Get the Recipe
There's nothing wrong with treating yourself. When I do, it's almost always with seafood. If it's lobster night, that means two whole lobsters for me, and then I'll pick clean the bodies that anyone else is unwilling to touch. A seafood salad is nothing less than a rococo mountain of tender ocean jewels. I've brought home whole trays of creamy sea urchin and shucked a hundred oysters in one sitting. Just the other night, I showed a tiny bit of restraint, deciding to hold off on a half pound of bay scallops and just eat the three whole fish I'd bought for dinner, instead.
I get this marine-based hedonism from my mom. Once, when I was in high school, she got extremely sick, and after many tests, the doctors finally identified the culprit: the parasite known as giardia. They asked her if she'd been drinking any untreated water, say, from a lake or stream in the backcountry. No, she said; she hadn't been outside New York City in many months. They were stumped. Then she offered up one small detail: She'd been eating a pound of raw sweet shrimp every day for the past two months, because they were so irresistibly good. Mystery solved.
There are limits, though—like cost, if nothing else. Not every night can be caviar night. Or can it? I've been turning this question over in my head recently as I've meditated on, and eaten my fair share of, ikura don, the Japanese rice bowl studded with plump beads of salmon roe. It takes advantage of the thing that all rice bowls offer—an expanse of affordable rice—to stretch what is really a relatively small amount of a pricey ingredient. The rice is especially well matched to this ingredient, since salmon roe is salty enough to warrant some attenuation.
The thing is, this is all more of an observation than a recipe, because ikura don is one of the easiest dishes imaginable. Cook short-grain rice. Top with salmon roe. Serve.

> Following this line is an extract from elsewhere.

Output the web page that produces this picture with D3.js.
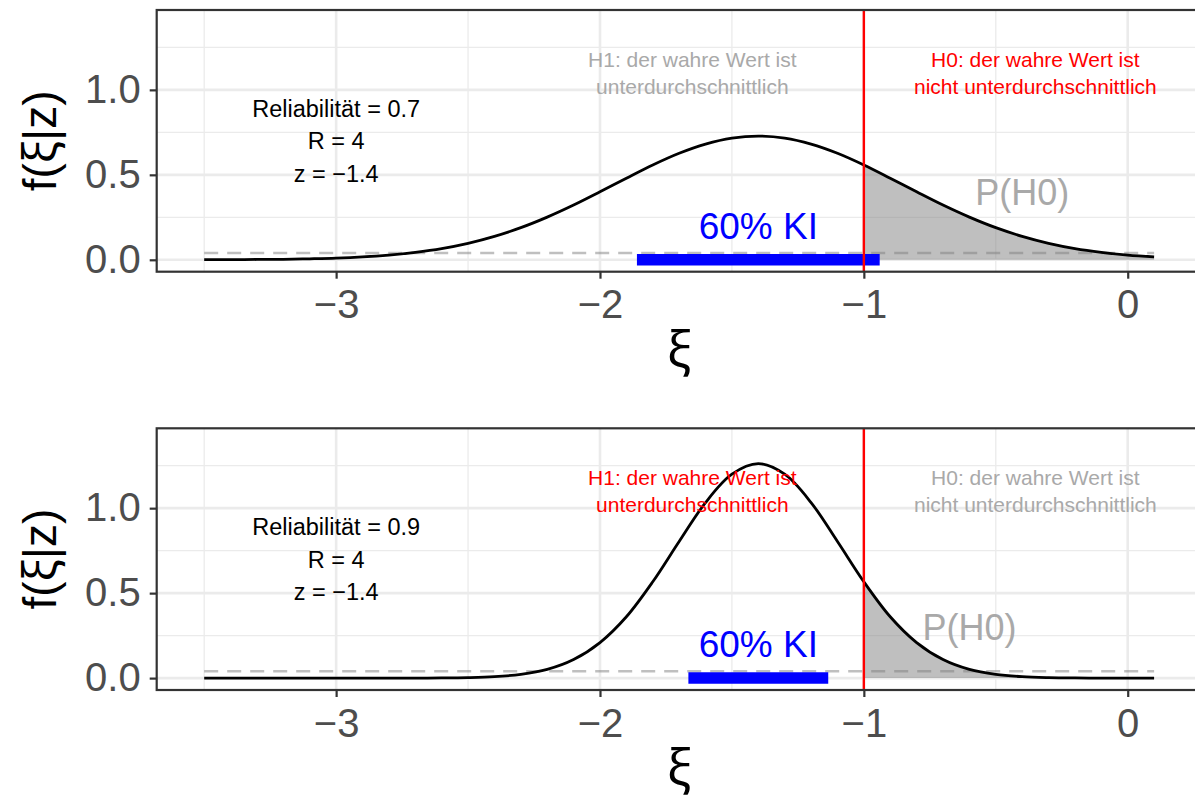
<!DOCTYPE html>
<html>
<head>
<meta charset="utf-8">
<script src="https://cdn.jsdelivr.net/npm/d3@7"></script>
<style>
  body { margin: 0; background: #fff; }
  svg { display: block; }
</style>
</head>
<body>
<svg id="chart" width="1195" height="801"></svg>
<script>
// ---- data -------------------------------------------------------------
// grid of true-score values xi
const xiValues = [-3.5, -3.4, -3.3, -3.2, -3.1, -3.0, -2.9, -2.8, -2.7, -2.6,
                  -2.5, -2.4, -2.3, -2.2, -2.1, -2.0, -1.9, -1.8, -1.7, -1.6,
                  -1.5, -1.4, -1.3, -1.2, -1.1, -1.0, -0.9, -0.8, -0.7, -0.6,
                  -0.5, -0.4, -0.3, -0.2, -0.1, 0.0, 0.1];

// posterior density f(xi|z), reliability 0.7
const densityRel07 = [0.0005, 0.001, 0.002, 0.003, 0.006, 0.010, 0.017, 0.028, 0.044, 0.066,
                      0.097, 0.138, 0.189, 0.251, 0.322, 0.400, 0.480, 0.558, 0.627, 0.681,
                      0.716, 0.728, 0.716, 0.681, 0.627, 0.558, 0.480, 0.400, 0.322, 0.251,
                      0.189, 0.138, 0.097, 0.066, 0.044, 0.028, 0.017];

// posterior density f(xi|z), reliability 0.9
const densityRel09 = [0, 0, 0, 0, 0, 0, 0, 0.0001, 0.0003, 0.0009,
                      0.003, 0.0085, 0.022, 0.051, 0.109, 0.209, 0.361, 0.567, 0.804, 1.033,
                      1.200, 1.262, 1.200, 1.033, 0.804, 0.567, 0.361, 0.209, 0.109, 0.051,
                      0.022, 0.0085, 0.003, 0.0009, 0.0003, 0.0001, 0];

// 60% confidence intervals
const ciRel07 = [-1.86, -0.94];
const ciRel09 = [-1.665, -1.135];

const reliabilities = ["0.7", "0.9"];
const criticalValue = -1;       // boundary between H1 and H0
const referenceLevel = 0.04;    // dashed reference line
const xTicks = [-3, -2, -1, 0];
const xMinor = [-3.5, -2.5, -1.5, -0.5];
const yTicks = [0, 0.5, 1.0];
const yMinor = [0.25, 0.75, 1.25];
const yLimits = [0, 1.4];

// ---- layout -----------------------------------------------------------
const svg = d3.select("#chart");
const FONT = "'Liberation Sans', Arial, Helvetica, sans-serif";
const GREEK = "'Noto Sans', 'DejaVu Sans', sans-serif";
const panelLeft = 156.7, panelRight = 1201.6, panelHeight = 261.7;
const panelTops = [10, 428.3];

const expand = (lo, hi) => { const p = (hi - lo) * 0.05; return [lo - p, hi + p]; };
const x = d3.scaleLinear()
  .domain(expand(d3.min(xiValues), d3.max(xiValues)))
  .range([panelLeft, panelRight]);

const panels = [
  { rel: reliabilities[0], dens: densityRel07, ci: ciRel07, h1Color: "#a9a9a9", h0Color: "#ff0000", pLabel: [-0.4, 0.4] },
  { rel: reliabilities[1], dens: densityRel09, ci: ciRel09, h1Color: "#ff0000", h0Color: "#a9a9a9", pLabel: [-0.6, 0.3] }
];

function multiline(g, lines, cx, cy, size, spacing, color) {
  const capHalf = 0.716 * size / 2;
  lines.forEach((t, i) => {
    g.append("text")
      .attr("x", cx)
      .attr("y", cy + (i - (lines.length - 1) / 2) * spacing + capHalf)
      .attr("text-anchor", "middle")
      .attr("font-family", FONT)
      .attr("font-size", size)
      .attr("fill", color)
      .text(t);
  });
}

panels.forEach((p, k) => {
  const top = panelTops[k];
  const bottom = top + panelHeight;
  const y = d3.scaleLinear().domain(expand(yLimits[0], yLimits[1])).range([bottom, top]);
  const pts = xiValues.map((v, i) => [v, p.dens[i]]);
  const g = svg.append("g");

  const clipId = "panel-clip-" + k;
  const shadeId = "shade-clip-" + k;
  const defs = g.append("defs");
  defs.append("clipPath").attr("id", clipId)
    .append("rect").attr("x", panelLeft).attr("y", top)
    .attr("width", panelRight - panelLeft).attr("height", panelHeight);
  defs.append("clipPath").attr("id", shadeId)
    .append("rect").attr("x", x(criticalValue)).attr("y", top)
    .attr("width", panelRight - x(criticalValue)).attr("height", panelHeight);

  // grid
  const grid = g.append("g");
  grid.selectAll(".vmin").data(xMinor).join("line")
    .attr("x1", d => x(d)).attr("x2", d => x(d)).attr("y1", top).attr("y2", bottom)
    .attr("stroke", "#ebebeb").attr("stroke-width", 1.3);
  grid.selectAll(".hmin").data(yMinor).join("line")
    .attr("x1", panelLeft).attr("x2", panelRight).attr("y1", d => y(d)).attr("y2", d => y(d))
    .attr("stroke", "#ebebeb").attr("stroke-width", 1.3);
  grid.selectAll(".vmaj").data(xTicks).join("line")
    .attr("x1", d => x(d)).attr("x2", d => x(d)).attr("y1", top).attr("y2", bottom)
    .attr("stroke", "#ebebeb").attr("stroke-width", 2.6);
  grid.selectAll(".hmaj").data(yTicks).join("line")
    .attr("x1", panelLeft).attr("x2", panelRight).attr("y1", d => y(d)).attr("y2", d => y(d))
    .attr("stroke", "#ebebeb").attr("stroke-width", 2.6);

  const marks = g.append("g").attr("clip-path", `url(#${clipId})`);
  const curve = d3.curveCatmullRom.alpha(0.5);

  // P(H0) region under the density
  marks.append("path")
    .datum(pts)
    .attr("clip-path", `url(#${shadeId})`)
    .attr("d", d3.area().x(d => x(d[0])).y0(y(0)).y1(d => y(d[1])).curve(curve))
    .attr("fill", "#7f7f7f").attr("fill-opacity", 0.5);

  // dashed reference line
  marks.append("line")
    .attr("x1", x(d3.min(xiValues))).attr("x2", x(d3.max(xiValues)))
    .attr("y1", y(referenceLevel)).attr("y2", y(referenceLevel))
    .attr("stroke", "#7f7f7f").attr("stroke-opacity", 0.5)
    .attr("stroke-width", 2.6).attr("stroke-dasharray", "14 9");

  // density curve
  marks.append("path")
    .datum(pts)
    .attr("d", d3.line().x(d => x(d[0])).y(d => y(d[1])).curve(curve))
    .attr("fill", "none").attr("stroke", "#000").attr("stroke-width", 2.8);

  // confidence interval
  marks.append("line")
    .attr("x1", x(p.ci[0])).attr("x2", x(p.ci[1]))
    .attr("y1", y(0)).attr("y2", y(0))
    .attr("stroke", "#0000ff").attr("stroke-width", 11.5);

  // critical value
  marks.append("line")
    .attr("x1", x(criticalValue)).attr("x2", x(criticalValue))
    .attr("y1", top).attr("y2", bottom)
    .attr("stroke", "#ff0000").attr("stroke-width", 2.4);

  // annotations
  multiline(g, ["H1: der wahre Wert ist", "unterdurchschnittlich"], x(-1.65), y(1.1), 21, 26.6, p.h1Color);
  multiline(g, ["H0: der wahre Wert ist", "nicht unterdurchschnittlich"], x(-0.35), y(1.1), 21, 26.6, p.h0Color);
  multiline(g, ["Reliabilität = " + p.rel, "R = 4", "z = \u22121.4"], x(-3), y(0.7), 23.5, 32.5, "#000");
  multiline(g, ["60% KI"], x(-1.4), y(0.2), 37, 0, "#0000ff");
  multiline(g, ["P(H0)"], x(p.pLabel[0]), y(p.pLabel[1]), 36, 0, "#a9a9a9");

  // panel border
  g.append("rect")
    .attr("x", panelLeft).attr("y", top)
    .attr("width", panelRight - panelLeft).attr("height", panelHeight)
    .attr("fill", "none").attr("stroke", "#333333").attr("stroke-width", 2.2);

  // axes
  const yAxis = g.append("g").attr("transform", `translate(${panelLeft},0)`)
    .call(d3.axisLeft(y).tickValues(yTicks).tickFormat(d3.format(".1f")).tickSize(7).tickPadding(9));
  const xAxis = g.append("g").attr("transform", `translate(0,${bottom})`)
    .call(d3.axisBottom(x).tickValues(xTicks).tickFormat(d3.format("d")).tickSize(7).tickPadding(11.3));
  [yAxis, xAxis].forEach(a => {
    a.select(".domain").remove();
    a.selectAll(".tick line").attr("stroke", "#333333").attr("stroke-width", 2.2);
    a.selectAll(".tick text").attr("fill", "#4d4d4d")
      .attr("font-family", FONT).attr("font-size", 40);
  });

  // axis titles
  const yt = g.append("text")
    .attr("transform", `translate(56,${(top + bottom) / 2}) rotate(-90)`)
    .attr("text-anchor", "middle")
    .attr("font-family", FONT).attr("font-size", 46).attr("fill", "#000");
  yt.append("tspan").text("f(");
  yt.append("tspan").attr("font-family", GREEK).text("ξ");
  yt.append("tspan").text("|z)");

  g.append("text")
    .attr("x", (panelLeft + panelRight) / 2)
    .attr("y", bottom + 95)
    .attr("text-anchor", "middle")
    .attr("font-family", GREEK)
    .attr("font-size", 50).attr("fill", "#000")
    .text("ξ");
});
</script>
</body>
</html>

Okay, it's a tiny bit more complicated than that, but just a tiny bit. The salmon roe in this dish should be prepared the Japanese way, which involves marinating fresh, uncured salmon roe in soy sauce, usually with mirin and/or sake and sometimes with dashi. You may be able to find it premade in Japanese grocery stores, but otherwise, your options are limited (assuming you're not in Japan). You can try to procure an uncured roe sac and do the process from scratch yourself, but this is unrealistic for most people.
My solution is a bit of a hack: Buy some basic salt-cured salmon roe from a good fishmonger, then marinate it briefly with soy sauce, mirin or sake, and some dashi. (In this application, even instant dashi is fine.) The idea is just to get some of those flavors into the roe, and it works surprisingly well.
After that, drain the roe, heap it on some freshly cooked rice that's cooled off just a little, and garnish with some wasabi and nori. A shiso leaf never hurt anything, either. For that matter, neither did some fat slices of salmon sashimi. Or a few lobes of sea urchin. Or some sweet chunks of crabmeat. Or all of the above. Treat yourself—that's what I say!